Indonesia pun telah pula menyepakati Pancasila sebagai dasar dan ideologi negara. Untuk itu Haedar menegaskan, Pancasila merupakan titik temu dari semua ideologi, paham dan orientasi sekaligus menjadi titik tengah bangsa.
Karena itu, ujar Haedar modal bangsa ini perlu menjadi kekuatan kita mencapai Indonesia dan keindonesiaan yang moderat dengan cara yang moderat. Termasuk, ketika kita ingin menghadapi paham-paham radikal.
"Menghadapi radikalpun, kita lakukan dengan cara yang moderat, bukan dengan cara radikal," kata Haedar dalam pidato pengukuhannya sebagai Guru Besar Universitas Muhammadiyah Yogyakarta di Sportorium UMY itu.
Bagi Haedar, Indonesia harus mampu menyelesaikan masalah radikalisme dalam lingkungan ekonomi, politik, budaya dan keagamaan. Agar, jalan ke depan sesuai landasan, jiwa, pikiran dan cita-cita nasional.
" Jalan moderasi dipilih sebagai alternatif deradikalisasi menghadapi segala bentuk radikalisme secara moderat. Sebab, jika menghadapi radikal dengan deradikalisasi, itu sama saja memilih jalan radikal. Saya menawarkan, mari kita akhiri deradikalisasi dan kita ganti dengan moderasi," ujar Haedar.
Lalu bagaimana soal PMA mengenai Majelis Taklim? Lahi-lagi hal ini pun bernasib sama. Muhammadiyah dan NU sudah lama menolaknya. Mantan wapres, Jusuf Kalla, pun sudah meminta agar PMA ini direvisi.
Bahkan cendikiawan Muslim Azyumardi Azra meminta agar Menteri Agama Fachrul Razi segera mencabut Peraturan Menteri Agama tentang majelis taklim yang menuai kontra dari banyak masyarakat.
Menurut Azyumardi, negara terlalu jauh mengatur keagamaan yang selama ini dijadikan kaum ibu-ibu untuk menimba ilmu agama.
"Cabut saja itu PMA. Pemerintah jangan terlalu jauh mengatur. Jangan seperti tidak ada kerjaan lain," kata Azyumardi di Universitas Negeri Padang, Kamis (5/12).
Azyumardi tidak sepakat dengan PMA yang mengharuskan majelis taklim mendaftarkan anggota, berikut mendata KTP anggota sampai melaporkan sumber sana majelis taklim. Harusnya menurut Azyumardi, negara cukup mengatur hal-hal yang pokok saja.

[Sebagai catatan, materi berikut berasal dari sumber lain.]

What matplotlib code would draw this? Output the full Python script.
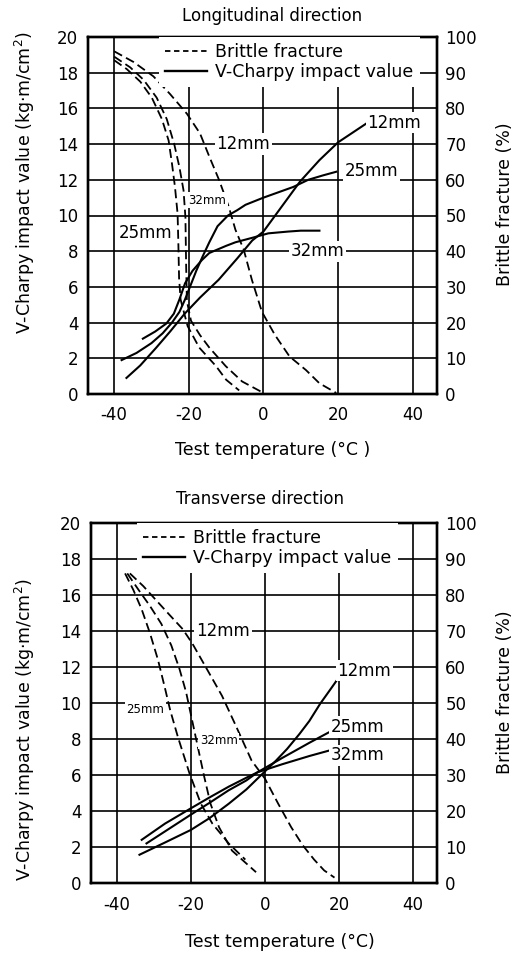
import matplotlib
matplotlib.use("Agg")
import matplotlib.pyplot as plt
from matplotlib.lines import Line2D

plt.rcParams['font.family'] = ['DejaVu Sans']
plt.rcParams['axes.unicode_minus'] = False

# ---- Longitudinal direction ----
# V-Charpy impact value (kg-m/cm2)
lon_12_x = [-36.7, -33, -28.7, -25, -21.1, -17, -12, -7, -3, 0, 4.2, 9.8, 15, 20, 27.9]
lon_12_y = [0.9, 1.6, 2.6, 3.5, 4.5, 5.4, 6.4, 7.6, 8.6, 9.1, 10.3, 11.9, 13.1, 14.1, 15.2]
lon_25_x = [-38, -34, -30, -27, -24.5, -22.5, -21, -19.5, -18, -16.3, -14.5, -12.3, -9.5,
            -7, -4.8, 0, 4, 8, 12, 16, 19.5]
lon_25_y = [1.9, 2.3, 2.85, 3.4, 4.0, 4.6, 5.3, 6.1, 6.9, 7.7, 8.5, 9.4, 10.0,
            10.3, 10.6, 11.0, 11.3, 11.6, 12.0, 12.25, 12.45]
lon_32_x = [-32.3, -29, -26, -24, -22.5, -21, -19, -16.5, -14.5, -10, -7.5, -3, 1.3, 6.6, 10, 15]
lon_32_y = [3.1, 3.5, 3.95, 4.5, 5.3, 6.2, 6.9, 7.5, 7.9, 8.3, 8.5, 8.75, 9.0, 9.1, 9.15, 9.15]
# brittle fracture (%)
lon_bf12_x = [-40, -34.8, -29.5, -25, -20.5, -17, -14.5, -11.9, -9.3, -7.5, -5.3, -3.1,
              -0.4, 3.1, 7, 11.4, 15, 19.5]
lon_bf12_y = [96, 93, 89, 84, 78.5, 73, 66.5, 60, 52.5, 46, 40.5, 32, 23, 16.5, 10.5, 6.7, 3, 0.3]
lon_bf25_x = [-40, -36.6, -33, -29.9, -27.2, -25.4, -24.5, -23.7, -23, -22.8, -22.6, -22.2,
              -21.2, -20.3, -17.2, -12.7, -10, -6.5]
lon_bf25_y = [93.5, 91, 87.5, 83, 77, 71, 64.5, 58, 50.5, 42.5, 32.5, 26.5, 22.5, 19, 13, 7.8, 4, 1]
lon_bf32_x = [-40, -35.7, -32.1, -28.6, -25.9, -23.9, -22.5, -21.4, -20.9, -20.7, -20.5,
              -19.4, -17, -14.5, -10.1, -5.7, 0]
lon_bf32_y = [94.5, 91.5, 88, 83, 77, 70, 63.5, 57, 49.5, 35.5, 26, 20.5, 16.5, 13, 7.8, 3.5, 0.3]

# ---- Transverse direction ----
tr_12_x = [-33.9, -27, -20, -15, -9.8, -5, -2, 0, 3, 6, 9.3, 12, 14.9, 17.5, 19.7]
tr_12_y = [1.57, 2.25, 2.95, 3.6, 4.4, 5.2, 5.8, 6.2, 6.8, 7.45, 8.27, 9.0, 9.95, 10.7, 11.34]
tr_25_x = [-32, -26, -20, -15, -9.8, -5, -2, 4.7, 12.1, 18.1]
tr_25_y = [2.2, 3.0, 3.8, 4.45, 5.15, 5.7, 6.15, 6.95, 7.8, 8.46]
tr_32_x = [-33.3, -27, -20, -15, -9.8, -5, -2, 4.7, 12.1, 18.1]
tr_32_y = [2.4, 3.3, 4.15, 4.75, 5.35, 5.85, 6.15, 6.6, 7.06, 7.4]
tr_bf12_x = [-36.5, -32.9, -29.8, -25.8, -22.2, -19.6, -16, -11.6, -8, -3.6, 0, 3.6, 7.1,
             10.2, 13.3, 16, 18.8]
tr_bf12_y = [86, 82.5, 79, 74.5, 70.5, 66.5, 60, 52, 44, 34, 29, 22, 15.5, 10.5, 6.5, 3.5, 1.5]
tr_bf25_x = [-37.8, -35.6, -33.3, -31.1, -28.9, -27.1, -25.6, -23.5, -20.4, -17.3, -14.2, -9.8, -5.3]
tr_bf25_y = [86, 81.5, 76, 69.5, 62, 54.5, 48, 40.5, 30.5, 22, 16.5, 11, 6.5]
tr_bf32_x = [-37.2, -34.2, -31.1, -28, -25.3, -23.1, -21.3, -18.7, -16.4, -14.7, -12.4, -8.9, -2.4]
tr_bf32_y = [86, 81.5, 77, 72, 66, 59.5, 53, 40.5, 29.5, 22, 15.5, 9, 3]

left_ticks = list(range(0, 21, 2))
right_ticks = list(range(0, 101, 10))
x_ticks = [-40, -20, 0, 20, 40]

DASH = (0, (5, 2.5))
TS = 12


def panel(rect, charpy, brittle, labels, leg_anchor):
    ax = fig.add_axes(rect)
    ax.set_xlim(-47, 46.5)
    ax.set_ylim(0, 20)
    ax.set_xticks(x_ticks)
    ax.set_yticks(left_ticks)
    ax.grid(True, color='black', lw=1.2)
    ax.tick_params(length=0, labelsize=TS, pad=7)
    ax.tick_params(axis='x', pad=9)
    for s in ax.spines.values():
        s.set_linewidth(1.7)
    ax2 = ax.twinx()
    ax2.set_ylim(0, 100)
    ax2.set_yticks(right_ticks)
    ax2.tick_params(length=0, labelsize=TS, pad=6)
    for s in ax2.spines.values():
        s.set_linewidth(1.7)
    for xs, ys in charpy:
        ax2.plot(xs, [v * 5 for v in ys], color='black', lw=1.5)
    for xs, ys in brittle:
        ax2.plot(xs, ys, color='black', lw=1.3, ls=DASH)
    for txt, x, y, ha, fs in labels:
        ax2.text(x, y, txt, transform=ax.transData, ha=ha, va='center', fontsize=fs,
                 bbox=dict(facecolor='white', edgecolor='none', pad=1.2), zorder=4)
    handles = [Line2D([], [], color='black', lw=1.3, ls=(0, (3, 2))),
               Line2D([], [], color='black', lw=1.7)]
    leg = ax2.legend(handles, ['Brittle fracture', 'V-Charpy impact value'],
                     loc='upper left', bbox_to_anchor=leg_anchor, borderaxespad=0,
                     fontsize=12.5, handlelength=2.4, handletextpad=0.5,
                     labelspacing=0.1, borderpad=0.35, frameon=True,
                     fancybox=False, framealpha=1, facecolor='white', edgecolor='none')
    leg.set_zorder(5)
    return ax


fig = plt.figure(figsize=(5.17, 9.56), dpi=100)

panel([88 / 517, 1 - 394 / 956, 349 / 517, 357 / 956],
      [(lon_12_x, lon_12_y), (lon_25_x, lon_25_y), (lon_32_x, lon_32_y)],
      [(lon_bf12_x, lon_bf12_y), (lon_bf25_x, lon_bf25_y), (lon_bf32_x, lon_bf32_y)],
      [('12mm', -12.6, 14.0, 'left', 12), ('12mm', 27.8, 15.2, 'left', 12),
       ('25mm', 21.7, 12.5, 'left', 12), ('32mm', 14.5, 8.0, 'center', 12),
       ('32mm', -15, 10.86, 'center', 8.5), ('25mm', -31.5, 9.0, 'center', 12)],
      (0.203, 1.0))

panel([91 / 517, 1 - 883 / 956, 346 / 517, 360 / 956],
      [(tr_12_x, tr_12_y), (tr_25_x, tr_25_y), (tr_32_x, tr_32_y)],
      [(tr_bf12_x, tr_bf12_y), (tr_bf25_x, tr_bf25_y), (tr_bf32_x, tr_bf32_y)],
      [('12mm', -18.6, 14.0, 'left', 12), ('12mm', 19.6, 11.8, 'left', 12),
       ('25mm', 17.8, 8.66, 'left', 12), ('32mm', 17.8, 7.1, 'left', 12),
       ('25mm', -32.3, 9.66, 'center', 8.5), ('32mm', -12.5, 7.9, 'center', 8.5)],
      (0.133, 1.0))

# titles and axis labels
fig.text(272 / 517, 1 - 16 / 956, 'Longitudinal direction', ha='center', va='center', fontsize=12)
fig.text(260 / 517, 1 - 499 / 956, 'Transverse direction', ha='center', va='center', fontsize=12)
fig.text(273 / 517, 1 - 450 / 956, 'Test temperature (°C )', ha='center', va='center', fontsize=12.5)
fig.text(280 / 517, 1 - 942 / 956, 'Test temperature (°C)', ha='center', va='center', fontsize=12.5)
fig.text(25 / 517, 1 - 183 / 956, 'V-Charpy impact value (kg·m/cm$^2$)', rotation=90,
         ha='center', va='center', fontsize=12.5)
fig.text(25 / 517, 1 - 730 / 956, 'V-Charpy impact value (kg·m/cm$^2$)', rotation=90,
         ha='center', va='center', fontsize=12.5)
fig.text(505 / 517, 1 - 204 / 956, 'Brittle fracture (%)', rotation=90,
         ha='center', va='center', fontsize=12.5)
fig.text(505 / 517, 1 - 692 / 956, 'Brittle fracture (%)', rotation=90,
         ha='center', va='center', fontsize=12.5)

fig.savefig('out.png', dpi=100, facecolor='white')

Mantan Rektor UIN Jakarta itu melihat selama ini majelis taklim menjadi forum untuk memperbaiki kehidupan agama, belajar mendalami ilmu agama, mendalami bacaan doa dan bacaan Alquran dan lain-lain.

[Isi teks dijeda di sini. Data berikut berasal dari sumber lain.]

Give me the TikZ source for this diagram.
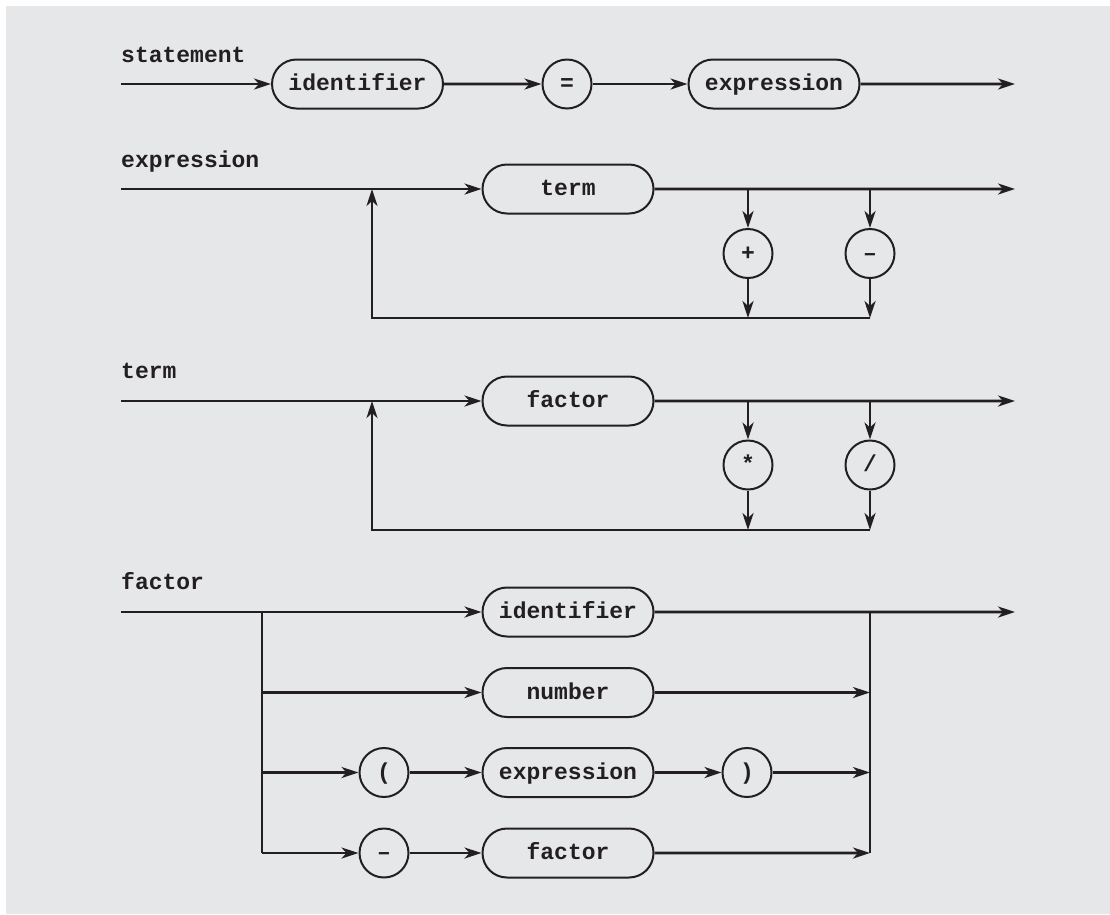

Azyumardi menilai terlalu berlebihan andai ada ketakutan adanya penyebaran radikalisme melalui majelis taklim. Andai ingin menangkal radikalisme, sebaiknya Kemenag menurut Azyumardi memanggil penceramah yang kerap menyebarkan ujian kebencian.
"Ustaz yang radikal memang ada dan itu sangat sedikit jumlahnya. Ya dipanggil saja ustaz yang bersangkutan. Itu aja yang dikejar," ucal Azyumardi.

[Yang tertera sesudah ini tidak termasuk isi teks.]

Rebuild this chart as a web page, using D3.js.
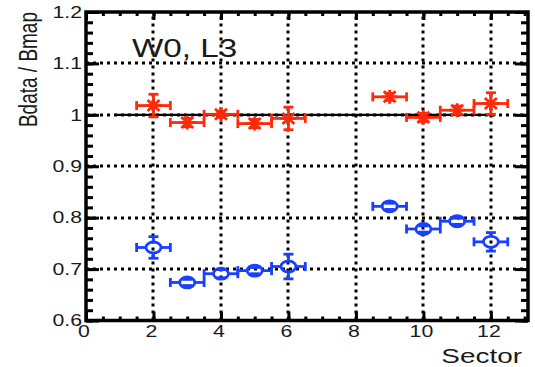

Derasnya penolakan kedua hal itu tentu mudah-mudahan menjadi perhatian pihak kementerian agama. Beranikah mereka terus melawan arus? Ingat risikonya juga cukup serius. Sekali lagi, bila nekad diteruskan Kemenag bisa-bisa akan semakin sendirian. Dan ini yang tidak diinginkan semua pihak sebab kementerian ini didirkan untuk menaungi semua ekpresi keagamaan tanpa terkecuali.